Broadly, the handbook addresses (1) the myriad forms a freelance career can take, (2) how to build a freelance portfolio, (3) how to grow into your freelance identity and potential, and (4) how to tout freelance experience to employers or use it to foster freelance community. While sometimes US-centric, for example in its consideration of retirement savings and health insurance, both new freelancers and veterans globally can benefit from this broad presentation of practical considerations, covering every detail from finding a niche to managing difficult clients.
Beyond these concrete stepping stones, Batra reads with the warmth and experience of the ideal mid-career mentor.

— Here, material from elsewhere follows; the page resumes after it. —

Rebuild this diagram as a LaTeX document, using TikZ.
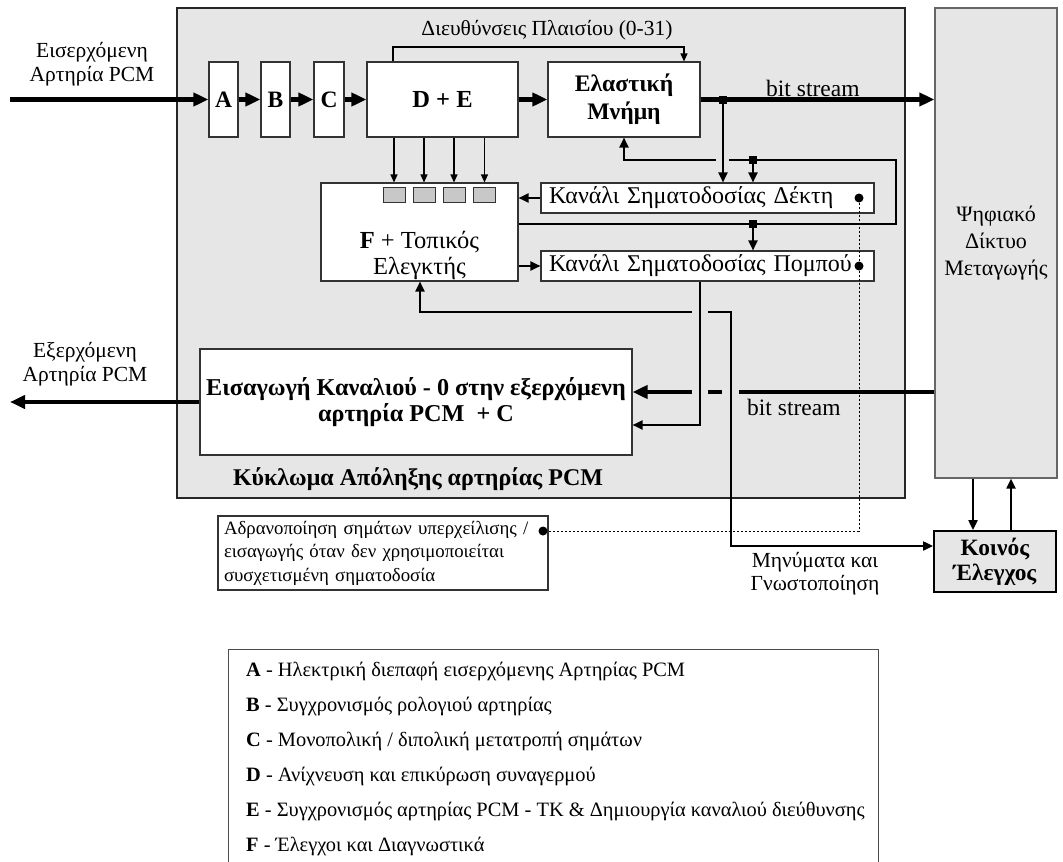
\documentclass[tikz,border=0pt]{standalone}
\usepackage{fontspec}
\setmainfont{Liberation Serif}
\usetikzlibrary{arrows.meta}
\definecolor{bgfill}{RGB}{230,230,230}
\definecolor{sqfill}{RGB}{200,200,200}
\tikzset{
  every node/.style={font=\fontsize{23.5}{27}\selectfont},
  bigbox/.style={draw=black!85, fill=bgfill, line width=1.5pt, inner sep=0pt},
  box/.style={draw=black!80, fill=white, line width=1.1pt, inner sep=0pt, align=center},
  sq/.style={draw=black!80, fill=sqfill, line width=1pt, minimum width=22pt, minimum height=15pt, inner sep=0pt},
  junc/.style={fill=black, minimum size=8pt, inner sep=0pt},
  dot/.style={circle, fill=black, minimum size=9pt, inner sep=0pt},
  thickarr/.style={line width=4.5pt, -{Triangle[length=15pt,width=13pt]}},
  medarr/.style={line width=2pt, -{Triangle[length=10pt,width=9pt]}},
  medline/.style={line width=2pt},
  thinarr/.style={line width=1.2pt, -{Triangle[length=8pt,width=7pt]}},
  dotline/.style={line width=1pt, dash pattern=on 2pt off 2pt},
  patch/.style={draw=bgfill, line width=7pt},
  lbl/.style={inner sep=0pt, align=center}
}
\begin{document}
\begin{tikzpicture}[x=1pt,y=-1pt]
\useasboundingbox (0,0) rectangle (1063,862);
% big boxes
\node[bigbox, minimum width=728pt, minimum height=490pt] (main) at (541,253) {};
\node[bigbox, draw=black!60, line width=1.2pt, minimum width=122pt, minimum height=470pt, align=center, font=\fontsize{22}{27}\selectfont] (net) at (996,243) {Ψηφιακό\\Δίκτυο\\Μεταγωγής};
% top chain
\node[box, minimum width=29pt, minimum height=75pt] (A) at (223.5,99.5) {\textbf{A}};
\node[box, minimum width=29pt, minimum height=75pt] (B) at (275.5,99.5) {\textbf{B}};
\node[box, minimum width=30pt, minimum height=75pt] (C) at (329,99.5) {\textbf{C}};
\node[box, minimum width=151pt, minimum height=75pt, font=\fontsize{24.5}{28}\selectfont] (DE) at (442.5,99.5) {\textbf{D + E}};
\node[box, minimum width=152pt, minimum height=75pt, font=\fontsize{23.7}{28}\selectfont] (EM) at (624,99.5) {\textbf{Ελαστική}\\\textbf{Μνήμη}};
% F box
\node[box, minimum width=197pt, minimum height=98pt] (F) at (419.5,232) {};
\node[lbl, font=\fontsize{24.5}{26}\selectfont] (Ft) at (419.5,255) {\textbf{F} + Τοπικός\\Ελεγκτής};
\node[sq] (s1) at (394,194.5) {};
\node[sq] (s2) at (424,194.5) {};
\node[sq] (s3) at (454,194.5) {};
\node[sq] (s4) at (484.5,194.5) {};
% channels
\node[box, minimum width=333pt, minimum height=30pt, text width=317pt, inner xsep=8pt, align=left, font=\fontsize{24}{27}\selectfont] (RX) at (707.5,198) {Κανάλι Σηματοδοσίας Δέκτη};
\node[box, minimum width=333pt, minimum height=30pt, text width=317pt, inner xsep=8pt, align=left, font=\fontsize{24}{27}\selectfont] (TX) at (707.5,266) {Κανάλι Σηματοδοσίας Πομπού};
\node[dot] (d1) at (859,198) {};
\node[dot] (d2) at (859,266) {};
% insert box
\node[box, minimum width=432pt, minimum height=106pt, font=\fontsize{24.2}{26}\selectfont] (INS) at (416,402) {\textbf{Εισαγωγή Καναλιού - 0 στην εξερχόμενη}\\\textbf{αρτηρία PCM\ \ + C}};
\node[lbl, font=\fontsize{24}{27}\selectfont] (title) at (418,479) {\textbf{Κύκλωμα Απόληξης αρτηρίας PCM}};
% common control
\node[box, fill=bgfill, draw=black, line width=1.8pt, minimum width=122pt, minimum height=61pt, font=\fontsize{23.4}{25}\selectfont] (KE) at (995,561.5) {\textbf{Κοινός}\\\textbf{Έλεγχος}};
% note box
\node[box, minimum width=330pt, minimum height=74pt, text width=318pt, inner xsep=6pt, align=left, font=\fontsize{18.8}{23.5}\selectfont] (NOTE) at (383,553) {Αδρανοποίηση σημάτων υπερχείλισης /\\εισαγωγής όταν δεν χρησιμοποιείται\\συσχετισμένη σηματοδοσία};
\node[dot] (d3) at (543,531) {};
% labels
\node[lbl, font=\fontsize{21.5}{24}\selectfont] (inlbl) at (92,64) {Εισερχόμενη\\Αρτηρία PCM};
\node[lbl, font=\fontsize{21.5}{24}\selectfont] (outlbl) at (85,364) {Εξερχόμενη\\Αρτηρία PCM};
\node[lbl, font=\fontsize{21.5}{24}\selectfont] (addr) at (547,30) {Διευθύνσεις Πλαισίου (0-31)};
\node[lbl, anchor=west] (bs1) at (766,88) {bit stream};
\node[lbl, anchor=west] (bs2) at (747,407) {bit stream};
\node[lbl, font=\fontsize{21.5}{23}\selectfont] (msg) at (815,574) {Μηνύματα και\\Γνωστοποίηση};
% junctions and corners
\node[junc] (j1) at (723,99.5) {};
\node[junc] (j2) at (753,160) {};
\node[junc] (j3) at (753,224) {};
\coordinate (inL) at (10,99.5);
\coordinate (outL) at (10,402);
\coordinate (lpA) at (896,224);
\coordinate (lpB) at (896,160);
\coordinate (lpC) at (624,160);
\coordinate (adA) at (393,47);
\coordinate (adB) at (684,47);
\coordinate (txA) at (700,425);
\coordinate (fkA) at (420,312);
\coordinate (fkB) at (731,312);
\coordinate (fkC) at (731,546);
% top chain arrows
\draw[thickarr] (inL) -- (A.west);
\draw[thickarr] (A) -- (B);
\draw[thickarr] (B) -- (C);
\draw[thickarr] (C) -- (DE);
\draw[thickarr] (DE) -- (EM);
\draw[thickarr] (EM.east) -- (net.west |- EM.east);
% address line
\draw[thinarr] (DE.north -| adA) -- (adA) -- (adB) -- (EM.north -| adB);
% DE to squares
\foreach \x in {394,424,454,484.5}{
  \draw[thinarr] (DE.south -| \x,0) -- (F.north -| \x,0);
}
% loop
\draw[medarr] (F.east |- j3) -- (lpA) -- (lpB) -- (lpC) -- (EM.south);
\draw[patch, line width=5pt] (716,160) -- (729,160);
\draw[medarr] (j1) -- (j1 |- RX.north);
\draw[medarr] (j2) -- (j2 |- RX.north);
\draw[medarr] (j3) -- (j3 |- TX.north);
\node[junc] at (j1) {};
\node[junc] at (j2) {};
\node[junc] at (j3) {};
% RX -> F, F -> TX
\draw[medarr] (RX.west) -- (F.east |- RX.west);
\draw[medarr] (F.east |- TX.west) -- (TX.west);
% bottom bit stream
\draw[thickarr] (net.west |- 0,392) -- (INS.east |- 0,392);
\draw[patch] (722,392) -- (739,392);
% F <-> Koinos
\draw[medline, {Triangle[length=10pt,width=9pt]}-{Triangle[length=10pt,width=9pt]}] (F.south -| fkA) -- (fkA) -- (fkB) -- (fkC) -- (KE.west |- fkC);
\draw[patch] (692,392) -- (708,392);
\draw[patch, line width=5pt] (692,312) -- (708,312);
% TX -> INS
\draw[medarr] (TX.south -| txA) -- (txA) -- (INS.east |- txA);
% outgoing
\draw[thickarr] (INS.west) -- (outL);
% net <-> Koinos
\draw[medarr] (net.south -| 973,0) -- (KE.north -| 973,0);
\draw[medarr] (KE.north -| 1011,0) -- (net.south -| 1011,0);
% dotted
\draw[dotline] (d1) -- (d2) -- (d2 |- d3) -- (d3);
% legend
\draw[line width=1pt, draw=black!70] (228,870) -- (228,649) -- (878,649) -- (878,870);
\begin{scope}[every node/.style={anchor=west, inner sep=0pt, font=\fontsize{20.4}{24}\selectfont}]
\node (LA) at (246,671) {\textbf{A} - Ηλεκτρική διεπαφή εισερχόμενης Αρτηρίας PCM};
\node (LB) at (246,706) {\textbf{B} - Συγχρονισμός ρολογιού αρτηρίας};
\node (LC) at (246,741) {\textbf{C} - Μονοπολική / διπολική μετατροπή σημάτων};
\node (LD) at (246,776) {\textbf{D} - Ανίχνευση και επικύρωση συναγερμού};
\node (LE) at (246,811) {\textbf{E} - Συγχρονισμός αρτηρίας PCM - TK \& Δημιουργία καναλιού διεύθυνσης};
\node (LF) at (246,846) {\textbf{F} - Έλεγχοι και Διαγνωστικά};
\end{scope}
\end{tikzpicture}
\end{document}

Per its title, this book frames freelancing as requiring a particular “mindset” to handle emotional realities like burnout, work scarcity panics, and impostor syndrome. Batra nurtures the self-reflective psychology necessary to handle these challenges by speaking to whole personhood, adding in several real freelancers’ pathways for the human angle on this business structure.
In a nutshell, The Freelance Mindset is a practical handbook with an eye on wellbeing that workers need in the 2020s, effectively and harmoniously synthesized by Batra’s business school brain. Parsed with an economist’s vocabulary, the freelancer’s creative whims are “diversification,” projects’ tedium can be accounted for through the language of optimization (of time vs money vs experience), and mental hygiene is treated as a genuine asset. Batra’s advice to reframe scattered work experience as a “kaleidoscope portfolio” has left me particularly inspired, both to stretch my career in nonlinear ways and to bolster my pitch to companies and clients.
Altogether a refreshing read that has me hyped to rekindle my freelance career, newly endowed with advice for long-term success and wellbeing.